We were all invited for drinks at the Commons. It impresses your mother-in-law and it's a pretty good night out. It was nice to give Clare Short a Christmas kiss and Mo Mowlam totally rocked with the best of them. It would have been churlish to reject the opportunity of meeting the people who will run your country, but every time I met a political figure there would be a large-ish piece in the Standard, subtly suggesting an allegiance. Boy, these guys had their shit together. This was expert covert marketing, Nineties style. When I worked out these people weren't my real friends, I returned to the Groucho Club, which was a lot more fun and where, surprisingly, you can make real friends.
By the time of the elections, the press had recreated swinging London. Cool Britannia, though, was a false dawn. A mirage created out of photographs of things that didn't really exist. When we were doing the photographs for Vanity Fair's "London swings again/Cool Britannia" issue, pissed at 9.30 in the morning, the writer begged us to tell him about other "cool" dudes they could photograph for the story. The only one I could think of they'd already done, and we couldn't come up with anyone else.
Cool Britannia's defining moment ended up in an insubstantial American glossy, full of advertisements for hair replacement cures and liposuction.
By the time the present government was in power, we were sceptical. Damon became a communist when he got a call from Blair's office telling him not to say those things he was saying, if he didn't mind.

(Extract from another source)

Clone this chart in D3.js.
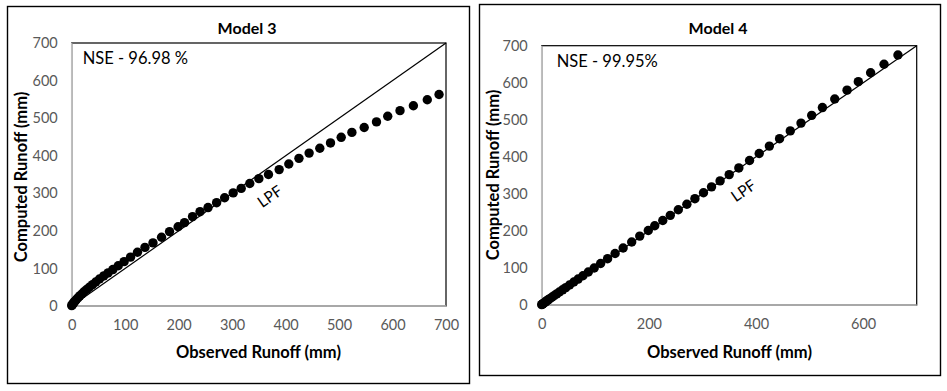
<!DOCTYPE html>
<html><head><meta charset="utf-8">
<script src="https://cdn.jsdelivr.net/npm/d3@7"></script>
<style>
body{margin:0;background:#fff}
svg{display:block}
text{font-family:Lato,"Open Sans",sans-serif}
</style>
</head><body>
<svg id="c" width="947" height="391"></svg>
<script>
// ---- data ----
const observed3 = [0,1,2,3,5,7,9,12,15,19,23,28,33,39,45,52,60,68,77,87,98,110,123,137,152,168,183,199,211,226,240,255,271,286,302,317,333,350,368,388,406,425,444,464,484,504,524,547,570,591,614,639,665,687];
const computed3 = [1,3,5,8,11,14,18,22,27,32,38,44,50,57,64,72,80,88,97,107,118,130,143,156,168,183,198,211,222,238,251,262,275,288,301,313,326,339,350,363,378,393,407,420,434,449,462,475,490,505,520,533,549,563];
const observed4 = [0,1,2,3,5,7,9,12,15,19,23,28,33,39,45,52,60,68,77,87,98,110,123,137,152,168,183,199,211,226,240,255,271,286,302,317,333,350,368,388,406,425,444,464,484,504,524,547,570,591,614,639,665];
const computed4 = [1,2,3,4,6,8,11,14,17,21,25,30,35,41,47,54,62,70,79,89,100,112,125,139,154,170,186,201,214,228,242,257,272,287,303,319,335,352,370,390,409,429,449,470,491,512,533,556,580,603,627,650,675];
const yTicks = [0,100,200,300,400,500,600,700];
const xTicks3 = [0,100,200,300,400,500,600,700];
const xTicks4 = [0,200,400,600];
const titles = ["Model 3","Model 4"];
const nseLabels = ["NSE - 96.98 %","NSE - 99.95%"];
const lineLabel = "LPF";
const lpfPos = [[370,293],[376,310]];
const xTitle = "Observed Runoff (mm)";
const yTitle = "Computed Runoff (mm)";

// ---- layout ----
const panels = [
  {obs:observed3, comp:computed3, xt:xTicks3, frame:[7.5,6.5,462,377], plot:[71.7,43,446,306],
   titleXY:[247,27], yTitleXY:[21,177], xTitleXY:[258.5,352], nseXY:[82.7,58]},
  {obs:observed4, comp:computed4, xt:xTicks4, frame:[479.5,4.5,461,371], plot:[541.7,45.7,916.7,305],
   titleXY:[718,27], yTitleXY:[493,175], xTitleXY:[729.5,352], nseXY:[556.7,61]}
];

const svg = d3.select("#c");
panels.forEach((p,i)=>{
  const g = svg.append("g");
  g.append("rect").attr("x",p.frame[0]).attr("y",p.frame[1]).attr("width",p.frame[2]).attr("height",p.frame[3])
    .attr("fill","#fff").attr("stroke","#000").attr("stroke-width",1.4);
  const [px0,py0,px1,py1] = p.plot;
  const x = d3.scaleLinear().domain([0,700]).range([px0,px1]);
  const y = d3.scaleLinear().domain([0,700]).range([py1,py0]);

  g.append("rect").attr("x",px0).attr("y",py0).attr("width",px1-px0).attr("height",py1-py0)
    .attr("fill","none").attr("stroke","#000").attr("stroke-width",1.2);
  g.append("line").attr("x1",px0).attr("x2",px0).attr("y1",py0).attr("y2",py1).attr("stroke","#bfbfbf").attr("stroke-width",1.5);
  g.append("line").attr("x1",px0).attr("x2",px1).attr("y1",py1).attr("y2",py1).attr("stroke","#bfbfbf").attr("stroke-width",1.5);

  const ya = g.append("g").attr("transform",`translate(${px0-14},0)`)
    .call(d3.axisLeft(y).tickValues(yTicks).tickSize(0).tickPadding(0).tickFormat(d3.format("d")));
  ya.select(".domain").remove();
  ya.selectAll("text").attr("fill","#595959").style("font-size","14.5px").style("font-family","Lato,'Open Sans',sans-serif");
  const xa = g.append("g").attr("transform",`translate(0,${py1+14})`)
    .call(d3.axisBottom(x).tickValues(p.xt).tickSize(0).tickPadding(0).tickFormat(d3.format("d")));
  xa.select(".domain").remove();
  xa.selectAll("text").attr("fill","#595959").style("font-size","14.5px").style("font-family","Lato,'Open Sans',sans-serif");

  g.append("line").attr("x1",x(0)).attr("y1",y(0)).attr("x2",x(700)).attr("y2",y(700))
    .attr("stroke","#000").attr("stroke-width",1.2);

  g.append("g").selectAll("circle").data(p.obs.map((o,k)=>[o,p.comp[k]])).join("circle")
    .attr("cx",d=>x(d[0])).attr("cy",d=>y(d[1])).attr("r",4.7).attr("fill","#000");

  const ang = -Math.atan((py1-py0)/(px1-px0))*180/Math.PI;
  g.append("text").attr("transform",`translate(${x(lpfPos[i][0])},${y(lpfPos[i][1])}) rotate(${ang})`)
    .attr("text-anchor","middle").attr("dominant-baseline","central")
    .style("font-size","15.5px").attr("fill","#000").text(lineLabel);

  g.append("text").attr("x",p.titleXY[0]).attr("y",p.titleXY[1]).attr("text-anchor","middle").attr("dominant-baseline","central")
    .style("font-size","16px").style("font-weight","bold").attr("fill","#000").text(titles[i]);
  g.append("text").attr("x",p.nseXY[0]).attr("y",p.nseXY[1]).attr("dominant-baseline","central")
    .style("font-size","16.5px").attr("fill","#000").text(nseLabels[i]);
  g.append("text").attr("transform",`translate(${p.yTitleXY[0]},${p.yTitleXY[1]}) rotate(-90)`)
    .attr("text-anchor","middle").attr("dominant-baseline","central")
    .style("font-size","16.5px").style("font-weight","bold").attr("fill","#000").text(yTitle);
  g.append("text").attr("x",p.xTitleXY[0]).attr("y",p.xTitleXY[1]).attr("text-anchor","middle").attr("dominant-baseline","central")
    .style("font-size","16.5px").style("font-weight","bold").attr("fill","#000").text(xTitle);
});
</script>
</body></html>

To see a grinning prime minister shaking hands with a smug-looking Gallagher was politics reduced to pantomime.
The upshot of all this bollocks was we realised we could use our celebrity/cool haircuts to market anything. We decided to kick-start a space programme. Couldn't think of anything more important. It's 2002 and we deserve spaceships. The all-British Beagle 2 Mars lander blasts off next June and lands in Isidis Planitia near the Martian equator on 23 December 2003. The tiny spacecraft will announce its arrival by playing music ("cool" music). We want to answer the biggest question of all: are we alone? That's "a story". That's "Cool Britannia".